If you are going about it in the traditional manner (making your own queries), MS has already written a nice data access interface. The enterprise library (application blocks) for data have all of the nice well formed bells and whistles.
If you dont want to bother with writing queries, I suggest you look at linq2Sql or linq2EF (preferred). They will greatly simplify your coding.
Connection management should not be managed by the DAL.
The one and only layer that can be responsible / can decide whether a new connection should be opened, or a connection should be closed, is the service layer or application layer which uses the DAL. That layer is the only layer that is aware of the context, and so this layer is where you can decide whether you should close a connection, or leave it open since there aer other DB communications that should use the same connection.
You should indeed open/close for every operation. Do not look at Connection use as a high-cost operation because it simply isn't. As you open connections on your site, they will be created in a connection pool. When you "close" the connection, the connection pool does not release the connection: it keeps it on-hand, ready for reuse. Thus, while the very first call resulting in a new connection takes a bit longer, the subsequent connections are very fast.

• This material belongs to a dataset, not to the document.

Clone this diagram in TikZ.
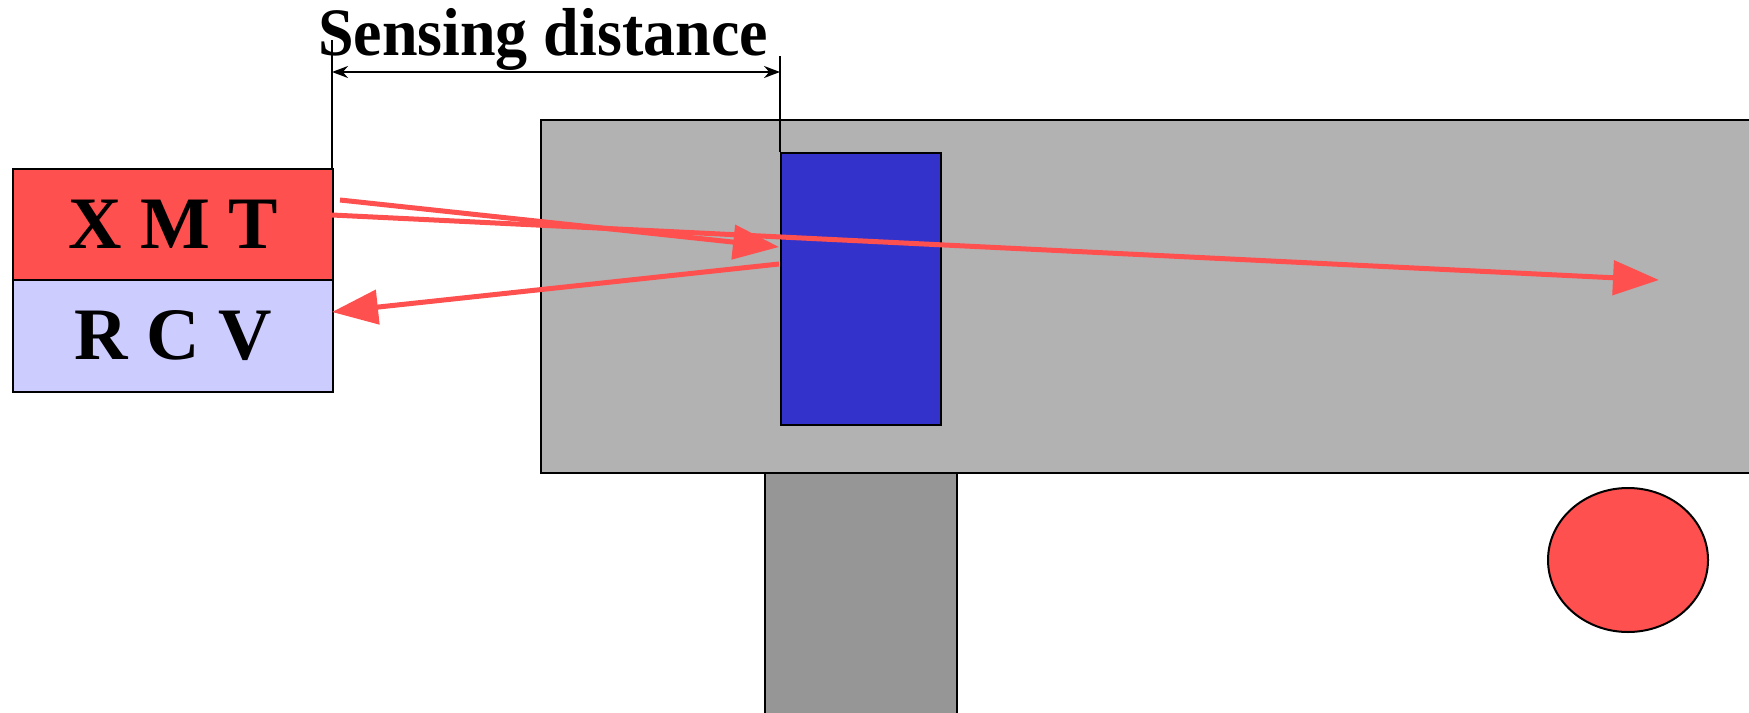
\documentclass[tikz,border=0pt]{standalone}
\usepackage{fontspec}
\setmainfont{Liberation Serif}
\usetikzlibrary{arrows.meta,shapes.geometric}
\definecolor{xred}{RGB}{255,80,80}
\definecolor{rcvblue}{RGB}{204,204,255}
\definecolor{tblue}{RGB}{51,51,204}
\definecolor{beltgray}{RGB}{178,178,178}
\definecolor{postgray}{RGB}{150,150,150}
\tikzset{
  part/.style={draw=black, line width=1pt, inner sep=0pt, anchor=north west},
  label/.style={font=\bfseries\fontsize{37}{40}\selectfont},
  beam/.style={draw=xred, line width=2.5pt, -{Triangle[length=23pt,width=17pt]}},
  extline/.style={draw=black, line width=1pt},
  dimline/.style={draw=black, line width=1pt, {Stealth[length=8pt,width=6pt]}-{Stealth[length=8pt,width=6pt]}}
}
\begin{document}
\begin{tikzpicture}[x=0.5pt,y=-0.5pt]
\useasboundingbox (0,0) rectangle (1749,712);
% conveyor / frame
\node[part, fill=beltgray, minimum width=610pt, minimum height=176.5pt] (belt) at (540,119) {};
\node[part, fill=postgray, minimum width=96pt, minimum height=122pt] (post) at (764,472) {};
\node[part, fill=tblue, minimum width=80pt, minimum height=136pt] (target) at (780,152) {};
\node[draw=black, line width=1pt, fill=xred, ellipse, minimum width=80pt, minimum height=72pt, inner sep=0pt] (ball) at (1628,560) {};
% sensor
\node[part, fill=xred, minimum width=160pt, minimum height=55.5pt, label] (xmt) at (12,168) {X M T};
\node[part, fill=rcvblue, minimum width=160pt, minimum height=56pt, label] (rcv) at (12,279) {R C V};
% dimension
\coordinate (extLtop) at (332,40);
\coordinate (extRtop) at (780,56);
\coordinate (dimL) at (332,72);
\coordinate (dimR) at (780,72);
\draw[extline] (extLtop) -- (extLtop |- xmt.north);
\draw[extline] (extRtop) -- (extRtop |- target.north);
\draw[dimline] (dimL) -- (dimR);
\node[anchor=base, font=\bfseries\fontsize{32}{36}\selectfont, inner sep=0pt, yscale=1.06] (sd) at (543,55) {Sensing distance};
% beams
\coordinate (a0) at (340,200);
\coordinate (a1) at (779,247);
\coordinate (b0) at (332,215);
\coordinate (b1) at (1659,280);
\coordinate (c0) at (779,264);
\coordinate (c1) at (332,312);
\draw[beam] (a0) -- (a1);
\draw[beam] (b0) -- (b1);
\draw[beam] (c0) -- (c1);
\end{tikzpicture}
\end{document}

Update: this is particularly true in a web application! Do not attempt to open a connection just once in your global object and re-use it across all threads or your site simply won't work.

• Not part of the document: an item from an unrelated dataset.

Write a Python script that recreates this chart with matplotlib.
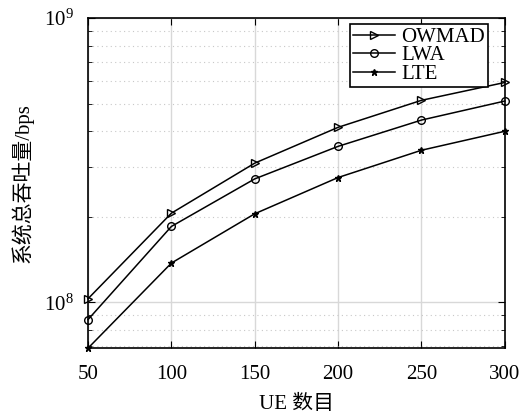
import numpy as np
import matplotlib
matplotlib.use("Agg")
import matplotlib.pyplot as plt
from matplotlib.ticker import LogLocator, NullFormatter

plt.rcParams['font.family'] = ['Liberation Serif', 'Noto Sans CJK SC']
plt.rcParams['mathtext.fontset'] = 'stix'

ue = [50, 100, 150, 200, 250, 300]
owmad = [1.03e8, 2.06e8, 3.09e8, 4.13e8, 5.14e8, 5.94e8]
lwa = [8.7e7, 1.85e8, 2.72e8, 3.54e8, 4.38e8, 5.11e8]
lte = [6.9e7, 1.375e8, 2.05e8, 2.75e8, 3.43e8, 4.0e8]

fig = plt.figure(figsize=(5.21, 4.13), dpi=100)
ax = fig.add_axes([0.169, 0.157, 0.8, 0.799])

ax.plot(ue, owmad, color="black", lw=1.1, marker=">", ms=5.5, mfc="none", mec="black",
        mew=1.0, label="OWMAD", clip_on=False)
ax.plot(ue, lwa, color="black", lw=1.1, marker="o", ms=5.5, mfc="none", mec="black",
        mew=1.0, label="LWA", clip_on=False)
ax.plot(ue, lte, color="black", lw=1.1, marker="*", ms=5, mfc="black", mec="black",
        label="LTE", clip_on=False)

ax.set_yscale("log")
ax.set_xlim(50, 300)
ax.set_ylim(6.9e7, 1e9)
ax.set_xticks(ue)
ax.yaxis.set_minor_locator(LogLocator(base=10, subs=np.arange(2, 10)))
ax.yaxis.set_minor_formatter(NullFormatter())

ax.grid(True, which="major", color="#d8d8d8", lw=1.0, ls="-")
ax.grid(True, which="minor", axis="y", color="#c8c8c8", lw=0.8, ls=(0, (1, 3)))
ax.set_axisbelow(True)

ax.tick_params(which="both", direction="in", top=True, right=True, labelsize=15)
ax.tick_params(axis="x", which="major", length=5, pad=12)
ax.tick_params(axis="y", which="major", length=5, pad=10)
ax.tick_params(which="minor", length=3)
for s in ax.spines.values():
    s.set_linewidth(1.2)

ax.set_xlabel("UE 数目", fontsize=15, labelpad=8)
ax.set_ylabel("系统总吞吐量/bps", fontsize=15, labelpad=8)

leg = ax.legend(loc="upper right", bbox_to_anchor=(0.959, 0.982), fontsize=15,
                fancybox=False, edgecolor="black", framealpha=1, borderpad=0.15,
                labelspacing=-0.05, handlelength=2.0, handletextpad=0.3,
                borderaxespad=0)
leg.get_frame().set_linewidth(1.2)

fig.savefig("out.png", dpi=100)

My advice after writing several datalayers in .Net (and a good few more in VB6 previously) is:
- use datasets not readers if at all possible.
- make and break the connections (you can't have >1 reader open on any one connection anyway).

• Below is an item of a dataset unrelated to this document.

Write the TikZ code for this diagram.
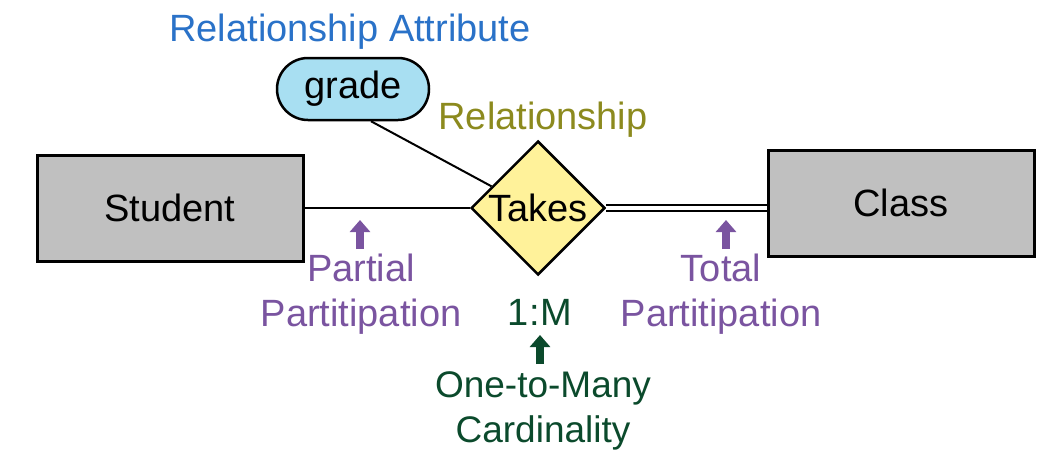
\documentclass[tikz,border=0pt]{standalone}
\usepackage{fontspec}
\setmainfont{Liberation Sans}
\usetikzlibrary{shapes.geometric,arrows.meta}
\definecolor{entgray}{HTML}{C0C0C0}
\definecolor{attblue}{HTML}{A8DFF2}
\definecolor{relyellow}{HTML}{FFF29A}
\definecolor{tblue}{HTML}{2A72C8}
\definecolor{tolive}{HTML}{8C8A1E}
\definecolor{tpurple}{HTML}{7A54A0}
\definecolor{tgreen}{HTML}{0B4A2C}
\begin{document}
\begin{tikzpicture}[x=1pt,y=-1pt,
  every node/.style={font=\fontsize{38}{45}\selectfont, inner sep=0pt},
  entity/.style={draw=black, line width=3pt, fill=entgray, minimum width=266pt, minimum height=106pt},
  attr/.style={draw=black, line width=2.5pt, fill=attblue, rounded corners=31pt, minimum width=152pt, minimum height=62pt},
  rel/.style={diamond, draw=black, line width=2.5pt, fill=relyellow, minimum width=134pt, minimum height=134pt, aspect=1},
  conn/.style={line width=2pt, draw=black},
  lab/.style={align=center},
  uparrow/.style={line width=8pt, -{Triangle[width=20pt,length=12pt]}}
]
\useasboundingbox (0,0) rectangle (1058,461);
\node[entity] (student) at (170,208) {Student};
\node[entity] (class) at (901,203) {Class};
\node[rel] (takes) at (538,208) {Takes};
\node[attr] (grade) at (353,89) {grade};
\node[text=tblue] (relattr) at (350,32) {Relationship Attribute};
\node[text=tolive] (rellab) at (543,120) {Relationship};
\draw[conn] (grade.south) ++(18,0) coordinate (gs) -- (takes.155);
\draw[conn] (student.east |- takes.west) -- (takes.west);
\draw[line width=2.5pt, double=white, double distance=3.5pt] (takes.east) -- (class.west |- takes.east);
\coordinate (pa1) at (360,249);
\coordinate (pa2) at (360,220);
\draw[uparrow, tpurple] (pa1) -- (pa2);
\coordinate (ta1) at (726,249);
\coordinate (ta2) at (726,220);
\draw[uparrow, tpurple] (ta1) -- (ta2);
\node[lab, text=tpurple] (partial) at (361,294) {Partial\\Partitipation};
\node[lab, text=tpurple] (total) at (721,294) {Total\\Partitipation};
\node[text=tgreen] (card) at (540,312) {1{\kern1pt}:{\kern1pt}M};
\coordinate (ga1) at (540,364);
\coordinate (ga2) at (540,335);
\draw[uparrow, tgreen] (ga1) -- (ga2);
\node[lab, text=tgreen, font=\fontsize{37}{45}\selectfont] (cardlab) at (543,411) {One-to-Many\\Cardinality};
\end{tikzpicture}
\end{document}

- do the work with paramaterised sps on the back end. 3.5 make sure all tables have a unique one-field primary key!
slightly OT?...
- use code generation (yours or bought in) to produce ORM classes - but be aware that they are not the be-all and end all (the one table at a time stuff is handy - but can make you write ugly inefficent code where one query on the back end with joins or a cunning SP or view will do the job MUCH more nicely).
- read up on the Transaction method of the Connection object - very very handy (though some purely db things that needs a transaction (e.g. a delete where there are relationships) should be on thcan be a transaction on the back end.
My own latest basic DAL (no ORM) took me half an hour to write and is compact and pretty efficient. The MS enterprisey stuff is HUGE!!!
One last thing - I personally think that strongly-typed datasets generated from xsds have a high annoyance (and bloat) to gain ratio - and the way they make you handle NULL sux big time. All the code you write to use them is bloaty too... or you end up downcasting them to DataSet to actually get a library of efficient, non-repetitive code.
ok I will open and close connection in every dml or select query run. kpollock can you send me your code? my aim is not copy all of them :) I have started to write something. and why microsoft do not use command pooling? mail : [email protected]
What about operations that has to occur as a transaction?
It is your BL that does the operation and logic/ validation right?
Let's say you have a BL layer that
- updates your customer account information. (DAL -> update customer record)
- insert an adress record. (DAL -> insert adres)
- validates your customer against an third object. (DAL -> get client & adres & validation object)
the outcome: customer not valid. So you have to roll back your transaction.
How would one go about solving this issue?
I'm not clear on the etiquette for answering old questions, and I couldn't figure out how to comment on another answer (I'm brand new to SO, and I'm not quite through my first cup of coffee today, so cut me some slack =]).
I always write my DALs to open/close connections with every query and let the driver's connection pooling do the work of connection management.
However, I have a multi-user desktop app that uses a shared MS Access DB (SQL Express wasn't around in a really usable form when this app was made), and I've occasionally seen errors indicative of corruption. This MS article recommends using only a single connection for the entire app:
"Repeatedly opening and closing a Microsoft Access database is not recommended. Open the database once at the beginning of the application, and then close the database at the end of the application."
My app is multi-threaded, so I'm assuming I'd have to revise the recommendation to "open one connection PER THREAD" to avoid collisions. Does anyone have any experience using shared Access databases with OLEDB and similar corruption issues?